Who knows what the next hour will bring in the market these days, let alone the next week, but as I write this, the S&P 500 is doing something it hasn't done since the first trading day of October: declining by more than 1%. At the same time, the CBOE Volatility Index or (VIX) is bouncing sharply off a 6-week low of $31 and clawing its way higher, making up for lost time like a sailor with a shore pass!
It's more "Groundhog Day" than deja vu since, as I first discussed with John Bogle two weeks ago, this directional madness appears to be entering it's 9th leg in as many weeks where rallies are sold and valleys are bought.
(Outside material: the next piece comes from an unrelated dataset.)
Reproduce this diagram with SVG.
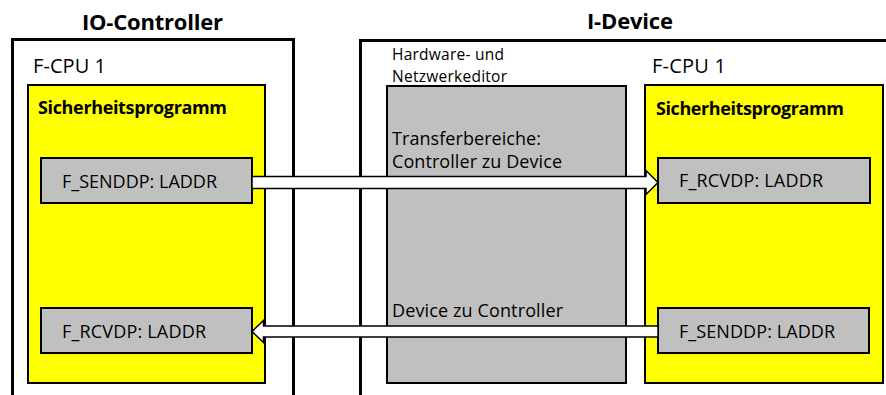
<svg xmlns="http://www.w3.org/2000/svg" width="886" height="395" viewBox="0 0 886 395">
<style>
.t{font-family:"Open Sans","Liberation Sans",Arial,sans-serif;fill:#000}
.b{font-weight:bold}
.outer{fill:none;stroke:#000;stroke-width:3}
.yel{fill:#FFFF00;stroke:#000;stroke-width:2}
.gray{fill:#C0C0C0;stroke:#000;stroke-width:2}
.arr{fill:#FFFFFF;stroke:#000;stroke-width:1.5;stroke-linejoin:miter}
</style>
<rect width="886" height="395" fill="#fff"/>
<text class="t b" x="82" y="30" font-size="22" textLength="141">IO-Controller</text>
<text class="t b" x="587" y="29" font-size="22" textLength="86">I-Device</text>

<g id="io-controller">
<path class="outer" d="M12.5,400 V39.5 H293.5 V400"/>
<text class="t" x="33" y="73" font-size="20" textLength="73">F-CPU 1</text>
</g>
<g id="i-device">
<path class="outer" d="M360.5,400 V40.5 H890"/>
<text class="t" x="652" y="73" font-size="20" textLength="74">F-CPU 1</text>
</g>
<g id="hw-editor">
<text class="t" x="392" y="60" font-size="15.5" textLength="112">Hardware- und</text>
<text class="t" x="392" y="82" font-size="15.5" textLength="115">Netzwerkeditor</text>
<rect class="gray" x="387" y="86" width="239" height="297"/>
<text class="t" x="392" y="145" font-size="18" textLength="149">Transferbereiche:</text>
<text class="t" x="392" y="168" font-size="18" textLength="170">Controller zu Device</text>
<text class="t" x="392" y="317" font-size="18" textLength="171">Device zu Controller</text>
</g>
<g id="safety-left">
<rect class="yel" x="28" y="85" width="237" height="298"/>
<text class="t b" x="38" y="114" font-size="18" textLength="189">Sicherheitsprogramm</text>
</g>
<g id="safety-right">
<rect class="yel" x="645" y="85" width="238" height="298"/>
<text class="t b" x="656" y="115" font-size="18" textLength="188">Sicherheitsprogramm</text>
</g>
<g id="send-left">
<rect class="gray" x="41" y="158" width="211" height="45"/>
<text class="t" x="62" y="188" font-size="18" textLength="155">F_SENDDP: LADDR</text>
</g>
<g id="rcv-left">
<rect class="gray" x="41" y="308" width="211" height="45"/>
<text class="t" x="62" y="338" font-size="18" textLength="144">F_RCVDP: LADDR</text>
</g>
<g id="rcv-right">
<rect class="gray" x="658" y="158" width="212" height="45"/>
<text class="t" x="679" y="187" font-size="18" textLength="144">F_RCVDP: LADDR</text>
</g>
<g id="send-right">
<rect class="gray" x="658" y="308" width="211" height="45"/>
<text class="t" x="679" y="338" font-size="18" textLength="156">F_SENDDP: LADDR</text>
</g>
<g id="connectors">
<path class="arr" d="M252,176.5 H646 V170.5 L658,182.5 L646,194.5 V188.5 H252 Z"/>
<path class="arr" d="M658,326 H263.5 V320.5 L252,331.5 L263.5,342.5 V337 H658 Z"/>
</g>
</svg>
At issue, famed investor Doug Kass tells me, is not that it makes it harder to make money, but rather that the volatility saps already weakened investor confidence.
"That's the problem," says Kass, the president and founder of Seabreeze Partners Management, "it (volatility) is serving to dissipate confidence on the part of market participants."
In the attached video, which we shot at The Big Picture Conference, I asked Kass to elaborate on statements he made to the New York Times, where he likened the market to a "casino on steroids" and warned of "the new weapons of financial mass destruction."
In classic Kassian fashion, he offers a metaphor, "we're in a trading sardine market, not an eating sardine market," to describe the current climate as one where investors have no great love for what they buy or intention of holding on to it.
"Unfortunately," he says, "high-frequency trading strategies, coupled with leveraged ETFs, have reduced the confidence of both retail and institutional investors."
While falling short of calling for an outright ban, Kass does think restoring the uptick rule would help. In the meantime, he says, the inexplicable market moves that tend to occur in the final hour of trading have become just part of the game, and need to be kept in context.
"It's serving to exaggerate the moves, both up and down," Kays says, "so as a result we have to be mindful that these moves are outsized and that we will get a lot of mean regression" - which is the market's tendency to revert to long-term averages.
As I wrote yesterday, Kass feels the lows of last week and August will hold but as for identifying support, resistance or attractive levels at which to buy or sell, Kass is mercilessly blunt about the work of Wall Street's legion of chartists.
"There are numerous fundamental investors in the Forbes 400 list," Kass points out, "but not one technical analyst. I really don't pay much attention to that voodoo."